March 30, 2017


Gary Litman, Vice-President of Global Initiatives, participated in the G20 official workshop on resource efficiency convened by the German government in Berlin on March 15-18. The G20 is the only credible forum where resource extracting countries can talk to major consumers about industrial policies, and it intends to have a multi-year engagement to coordinate national policies. This work will be continued by the next president of the G20, Argentina.

The U.S. Chamber was the only business association invited to speak at the government session. Below you will find the key takeaways and essential background.

Key Take-Aways:

  • Every major economy is tweaking its industrial policy to stimulate more efficient manufacturing, consumption and logistics. U.S. companies will be confronted by these demands globally if not domestically, and business stands to benefit from asserting the high quality of our production and business methods compared to global competitors and in the eyes of both policy-makers and consumers.
  • Incentives are provided through preferences in public procurement, mandatory and voluntary targets, tax preferences, specific performance and reporting requirements, concessional financing and pay-as-you waste schemes.
  • While many U.S. providers of efficient equipment and solutions are highly competitive, our corporations as a whole are perceived as inflicting an outsize cost on environment through the scale of U.S. global value chains, consumption-driven economy, and an inconsistent environmental record.
  • Each government has its own political imperative that fits this agenda item: competitiveness drive (Germany, Japan, Turkey, UK), health impacts of pollution and trade barriers (China, Russia), economic diversification (Russia, Saudi Arabia), development impact (India, Argentina), domestic consumer pressure (Australia, EU, Canada), etc.
  • In many countries, resource efficiency falls in the purview of the Ministry of Economy rather than the environmental agency. This makes engagement through the G20 more effective as it allows for access to policy makers with a broad remit.
  • Labor unions see a positive jobs story if governments drive efficiency by taxing labor less - and natural resources more - encouraging investment in human capital. Their slogan is "There are No Jobs on a Dead Planet."
  • The OECD is looking at trade aspects of resource efficiency needs. It proposes lifting restrictions on the experts of secondary raw materials for recycling.


Unlike energy, resources like land, water, and metals, are patently finite and can become a limiting factor for economic growth.
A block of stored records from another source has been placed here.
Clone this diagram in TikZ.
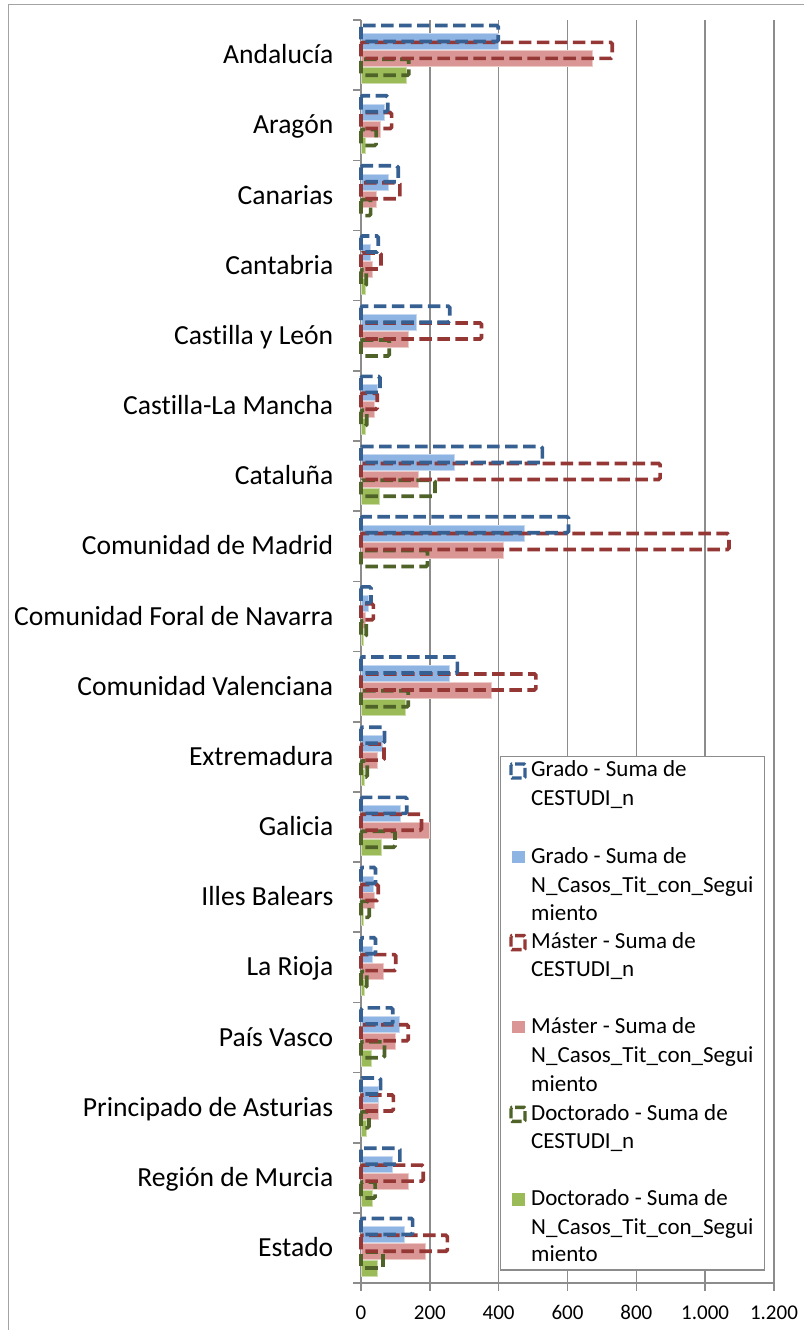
\documentclass[tikz,border=0pt]{standalone}
\usepackage{fontspec}
\setmainfont{Carlito}[Ligatures={NoCommon,NoContextual}, RawFeature={-liga;-clig;-calt;-dlig}]
\definecolor{gcD}{HTML}{376092}
\definecolor{gnF}{HTML}{8EB4E3}
\definecolor{mcD}{HTML}{953735}
\definecolor{mnF}{HTML}{D99694}
\definecolor{dcD}{HTML}{4F6228}
\definecolor{dnF}{HTML}{9BBB59}
\definecolor{gridc}{HTML}{8C8C8C}
\newcommand{\mybarF}[4]{%
  \ifdim #3pt>0pt
  \fill[#4, draw=#4!50!white, line width=1pt] (361,{#1+5.5+8.45*#2}) rectangle ({361+0.3442*#3},{#1+21.5+8.45*#2});
  \fi}
\newcommand{\mybarD}[4]{%
  \ifdim #3pt>0pt
  \draw[dashbar, #4] (361,{#1+5.5+8.45*#2}) rectangle ({361+0.3442*#3},{#1+21.5+8.45*#2});
  \fi}
\begin{document}
\begin{tikzpicture}[x=1pt,y=-1pt,
  dashbar/.style={line width=3.7pt, dash pattern=on 12.5pt off 5.5pt, rounded corners=1.5pt},
  gridline/.style={draw=gridc, line width=1.6pt},
  catlabel/.style={anchor=base east, font=\fontsize{27.6}{30}\selectfont, inner sep=0pt},
  numlabel/.style={anchor=base, font=\fontsize{21}{24}\selectfont, inner sep=0pt},
  legtext/.style={anchor=base west, font=\fontsize{23}{26}\selectfont, inner sep=0pt},
  legdash/.style={line width=3.4pt, dash pattern=on 10pt off 3pt, rounded corners=1pt},
  legfill/.style={draw=none}]
\useasboundingbox[fill=white] (0,0) rectangle (803,1330);
% outer frame (top and left visible)
\draw[gridc!80!white, line width=1.5pt] (8.3,1331) -- (8.3,4.7) -- (804,4.7);
% vertical gridlines and bottom ticks
\foreach \j in {1,...,6} \draw[gridline] ({361+68.83*\j},20) -- ({361+68.83*\j},1291);
\draw[gridline] (361,1283) -- (361,1291);
% axes
\draw[gridline] (361,20) -- (361,1283);
\draw[gridline] (353,1283) -- (774.8,1283);
\foreach \i in {0,...,17} \draw[gridline] (353,{20+70.17*\i}) -- (361,{20+70.17*\i});
% bars
\foreach \i/\gc/\gn/\mc/\mn/\dc/\dn/\name in {
 0/399/400/730/673/139/133/Andalucía,
 1/77.5/67/89/57/44/12/Aragón,
 2/108/81/113/44/28/0/Canarias,
 3/50/28/58/34/15.5/12/Cantabria,
 4/258/162/350/139/82/0/Castilla y León,
 5/55/48/47/39/16.5/12/Castilla-La Mancha,
 6/527/271/869/168/215/55/Cataluña,
 7/603/476/1069/414/193/0/Comunidad de Madrid,
 8/29/21/36/12/15/7/Comunidad Foral de Navarra,
 9/280/257/508/380/137.5/130/Comunidad Valenciana,
 10/68/61/67/47.5/18/11/Extremadura,
 11/133/116/176/198/99/60/Galicia,
 12/42/36/50/38/24/7/Illes Balears,
 13/42/34/101/65/16.5/9/La Rioja,
 14/92/111/137.5/99/68/31/País Vasco,
 15/57/51/94/51/23/16.5/Principado de Asturias,
 16/113/92/181/137.5/41/33/Región de Murcia,
 17/150/125/251/186/63/47/Estado}{
  \pgfmathsetmacro\T{20+70.17*\i}
  \mybarF{\T}{1}{\gn}{gnF}
  \mybarF{\T}{3}{\mn}{mnF}
  \mybarF{\T}{5}{\dn}{dnF}
  \mybarD{\T}{4}{\dc}{dcD}
  \mybarD{\T}{2}{\mc}{mcD}
  \mybarD{\T}{0}{\gc}{gcD}
  \node[catlabel] (cat\i) at (333.5,{\T+35.1+8.6}) {\name};
}
% axis numbers
\foreach \j/\lab in {0/0,1/200,2/400,3/600,4/800,5/{1.000},6/{1.200}}
  \node[numlabel] (num\j) at ({361+68.83*\j},1319.3) {\lab};
% legend
\node[draw=gridc, fill=white, line width=1.2pt, minimum width=263.7pt, minimum height=513.3pt, anchor=north west, inner sep=0pt] (legend) at (500,756) {};
\draw[legdash, gcD] (511,764) rectangle (525,778);
\fill[gnF] (512,850.8) rectangle (525,863.3);
\draw[legdash, mcD] (511,935.6) rectangle (525,949.6);
\fill[mnF] (512,1020.5) rectangle (525,1033);
\draw[legdash, dcD] (511,1107.3) rectangle (525,1121.3);
\fill[dnF] (512,1193.2) rectangle (525,1205.7);
\node[legtext] (l1a) at (531,776.7) {Grado - Suma de};
\node[legtext] (l1b) at (531,805.7) {CESTUDI\_n};
\node[legtext] (l2a) at (531,863.3) {Grado - Suma de};
\node[legtext] (l2b) at (531,892) {N\_Casos\_Tit\_con\_Segui};
\node[legtext] (l2c) at (531,920) {miento};
\node[legtext] (l3a) at (531,948.3) {Máster - Suma de};
\node[legtext] (l3b) at (531,976.7) {CESTUDI\_n};
\node[legtext] (l4a) at (531,1033) {Máster - Suma de};
\node[legtext] (l4b) at (531,1062.7) {N\_Casos\_Tit\_con\_Segui};
\node[legtext] (l4c) at (531,1091) {miento};
\node[legtext] (l5a) at (531,1120) {Doctorado - Suma de};
\node[legtext] (l5b) at (531,1148.3) {CESTUDI\_n};
\node[legtext] (l6a) at (531,1205.7) {Doctorado - Suma de};
\node[legtext] (l6b) at (531,1234) {N\_Casos\_Tit\_con\_Segui};
\node[legtext] (l6c) at (531,1261.7) {miento};
\end{tikzpicture}
\end{document}
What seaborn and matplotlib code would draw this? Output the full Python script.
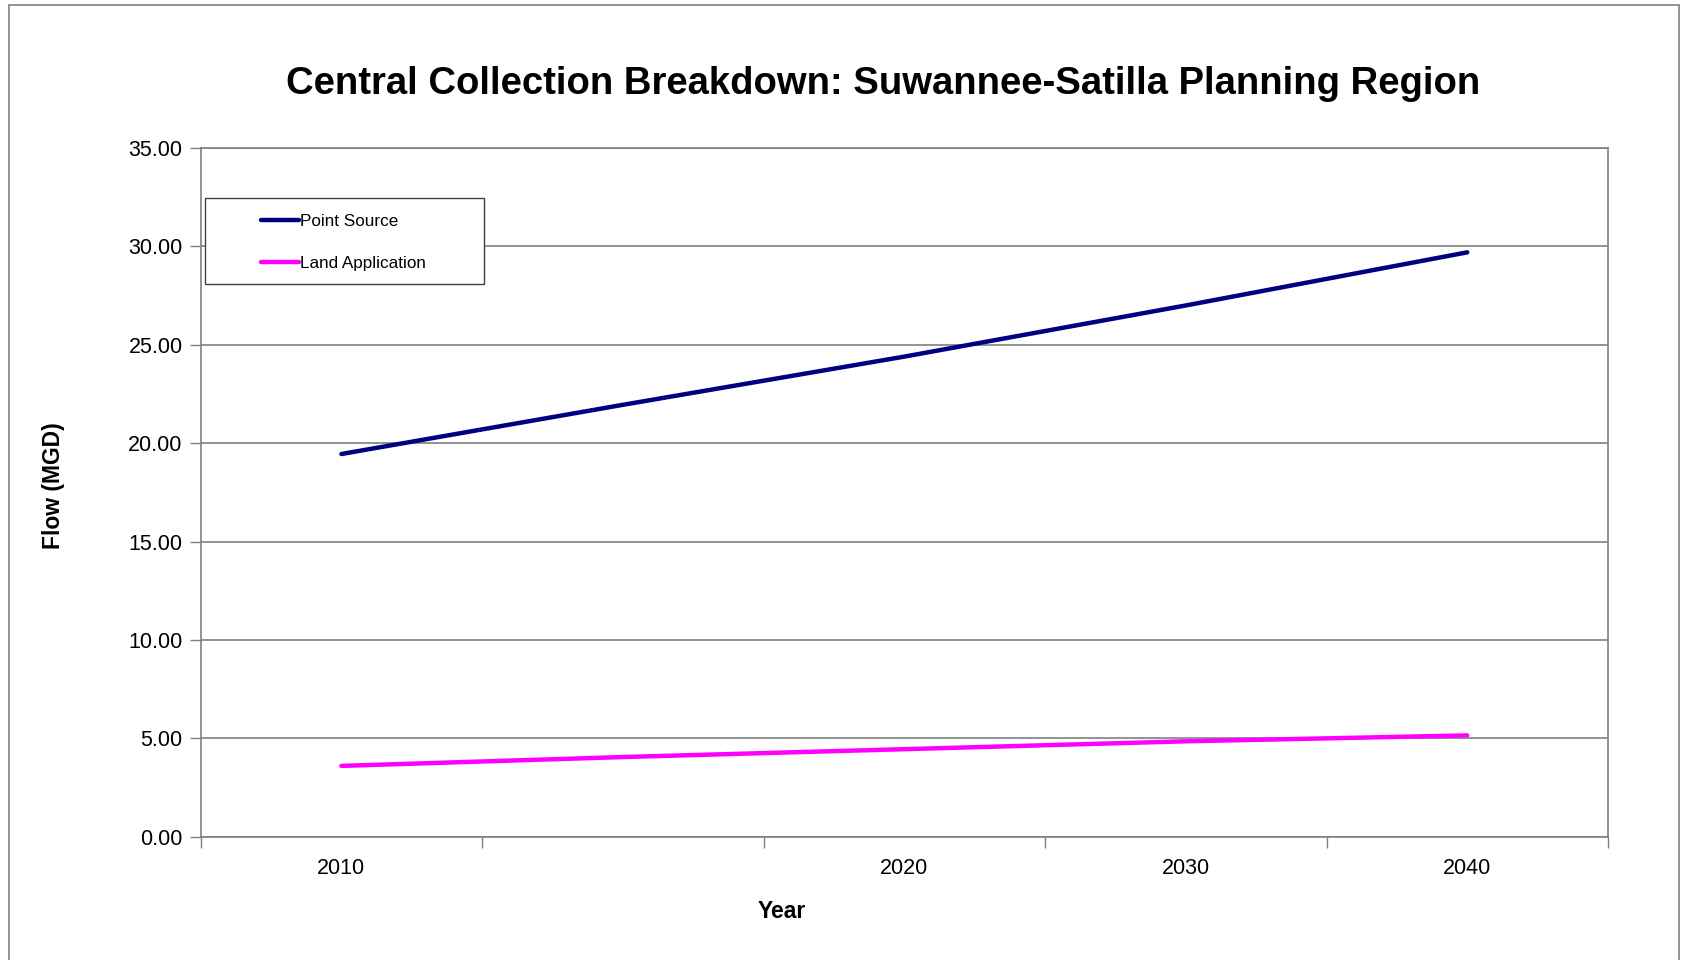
"""
Central Collection Breakdown: Suwannee-Satilla Planning Region
Line chart of projected flow (MGD) by year for two disposal types.
"""

import numpy as np
import pandas as pd
import matplotlib.pyplot as plt
from matplotlib.patches import Rectangle
from matplotlib.lines import Line2D
import seaborn as sns

# -----------------------------------------------
# DATA
# -----------------------------------------------
years = ["2010", "2015", "2020", "2030", "2040"]
year_labels = ["2010", "", "2020", "2030", "2040"]
point_source = [19.45, 21.95, 24.40, 27.00, 29.70]
land_application = [3.60, 4.05, 4.45, 4.85, 5.15]

series_names = ["Point Source", "Land Application"]
series_colors = ["#000080", "#FF00FF"]

# -----------------------------------------------
# STYLE
# -----------------------------------------------
sns.set_theme(style="white")
plt.rcParams["font.family"] = ["Liberation Sans", "DejaVu Sans"]
plt.rcParams["text.color"] = "black"

pos = np.arange(len(years))
df = pd.DataFrame({
    "pos": np.concatenate([pos, pos]),
    "flow": point_source + land_application,
    "series": [series_names[0]] * len(years) + [series_names[1]] * len(years),
})

fig = plt.figure(figsize=(16.82, 9.6), dpi=100)
ax = fig.add_axes([0.1193, 0.1284, 0.9560 - 0.1193, 0.8458 - 0.1284])

sns.lineplot(data=df, x="pos", y="flow", hue="series",
             palette=dict(zip(series_names, series_colors)),
             linewidth=3.2, legend=False, ax=ax)

# axes limits and ticks (category-style axis)
ax.set_xlim(-0.5, len(years) - 0.5)
ax.set_ylim(0, 35)
ax.set_yticks(np.arange(0, 35.01, 5))
ax.set_yticklabels([f"{v:.2f}" for v in np.arange(0, 35.01, 5)])
ax.set_xticks(np.arange(-0.5, len(years), 1.0))
ax.set_xticklabels([])
ax.set_xticks(pos, minor=True)
ax.set_xticklabels(year_labels, minor=True)

ax.tick_params(axis="y", which="major", direction="out", length=8,
               width=1, color="#808080", labelsize=15.5, pad=5,
               labelcolor="black", left=True)
ax.tick_params(axis="x", which="major", direction="out", length=8,
               width=1, color="#808080", bottom=True)
ax.tick_params(axis="x", which="minor", length=0, labelsize=15.5,
               pad=15, labelcolor="black")

ax.yaxis.grid(True, color="#808080", linewidth=1.2)
ax.xaxis.grid(False)
for side in ["left", "right", "top", "bottom"]:
    ax.spines[side].set_color("#808080")
    ax.spines[side].set_linewidth(1.2)
ax.set_xlabel("")
ax.set_ylabel("")

# titles and axis labels
fig.text(0.525, 0.912, "Central Collection Breakdown: Suwannee-Satilla Planning Region",
         ha="center", va="center", fontsize=27.5, fontweight="bold", color="black")
fig.text(0.465, 0.050, "Year", ha="center", va="center",
         fontsize=16.5, fontweight="bold", color="black")
fig.text(0.032, 0.494, "Flow (MGD)", ha="center", va="center",
         rotation=90, fontsize=16.5, fontweight="bold", color="black")

# legend with a hand-drawn box
fig.patches.append(Rectangle((205 / 1682, 1 - 284 / 960), 279 / 1682, 85.5 / 960,
                             transform=fig.transFigure, fill=True,
                             facecolor="white", edgecolor="#404040",
                             linewidth=1.0, zorder=3))
handles = [Line2D([0], [0], color=c, linewidth=3.2) for c in series_colors]
leg = fig.legend(handles, series_names, loc="upper left",
                 bbox_to_anchor=(252 / 1682, 1 - 205 / 960),
                 frameon=False, fontsize=12.3, borderpad=0,
                 handlelength=2.28, handletextpad=0.05, labelspacing=1.6)
leg.set_zorder(4)
for t in leg.get_texts():
    t.set_color("black")

# outer chart border
fig.patches.append(Rectangle((9 / 1682, -0.01), 1670 / 1682, 1 - 5 / 960 + 0.01,
                             transform=fig.transFigure, fill=False,
                             edgecolor="#808080", linewidth=1.2))

plt.savefig("out.png", dpi=100)
plt.close()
As mentioned above, the G20 will serve as the only credible forum where resource extracting countries talk to major consumers about industrial policies. This meeting was the beginning of the process to identify positions, while the next step in the discussion will likely focus more on incentives via "green finance," procurement, and infrastructure. The next opportunity to continue this dialogue will be the G7 Environmental Ministerial June 11-12 in Bologna, Italy. The G20 Summit in July will include resource efficiency in its official communique.

The U.S. Chamber, along with other B7 leaders, helped develop the International Workshop on Resource Efficiency, which aims to inform G7 and G20 policy-makers of the forward trends within industries and global business experiences toward promoting resource efficiency. This supports the development of an integrated international policy framework that benefits from good practices in resource efficiency. Chamber Chairman John Hopkins will speak at this conference this week. Please click here to view the agenda.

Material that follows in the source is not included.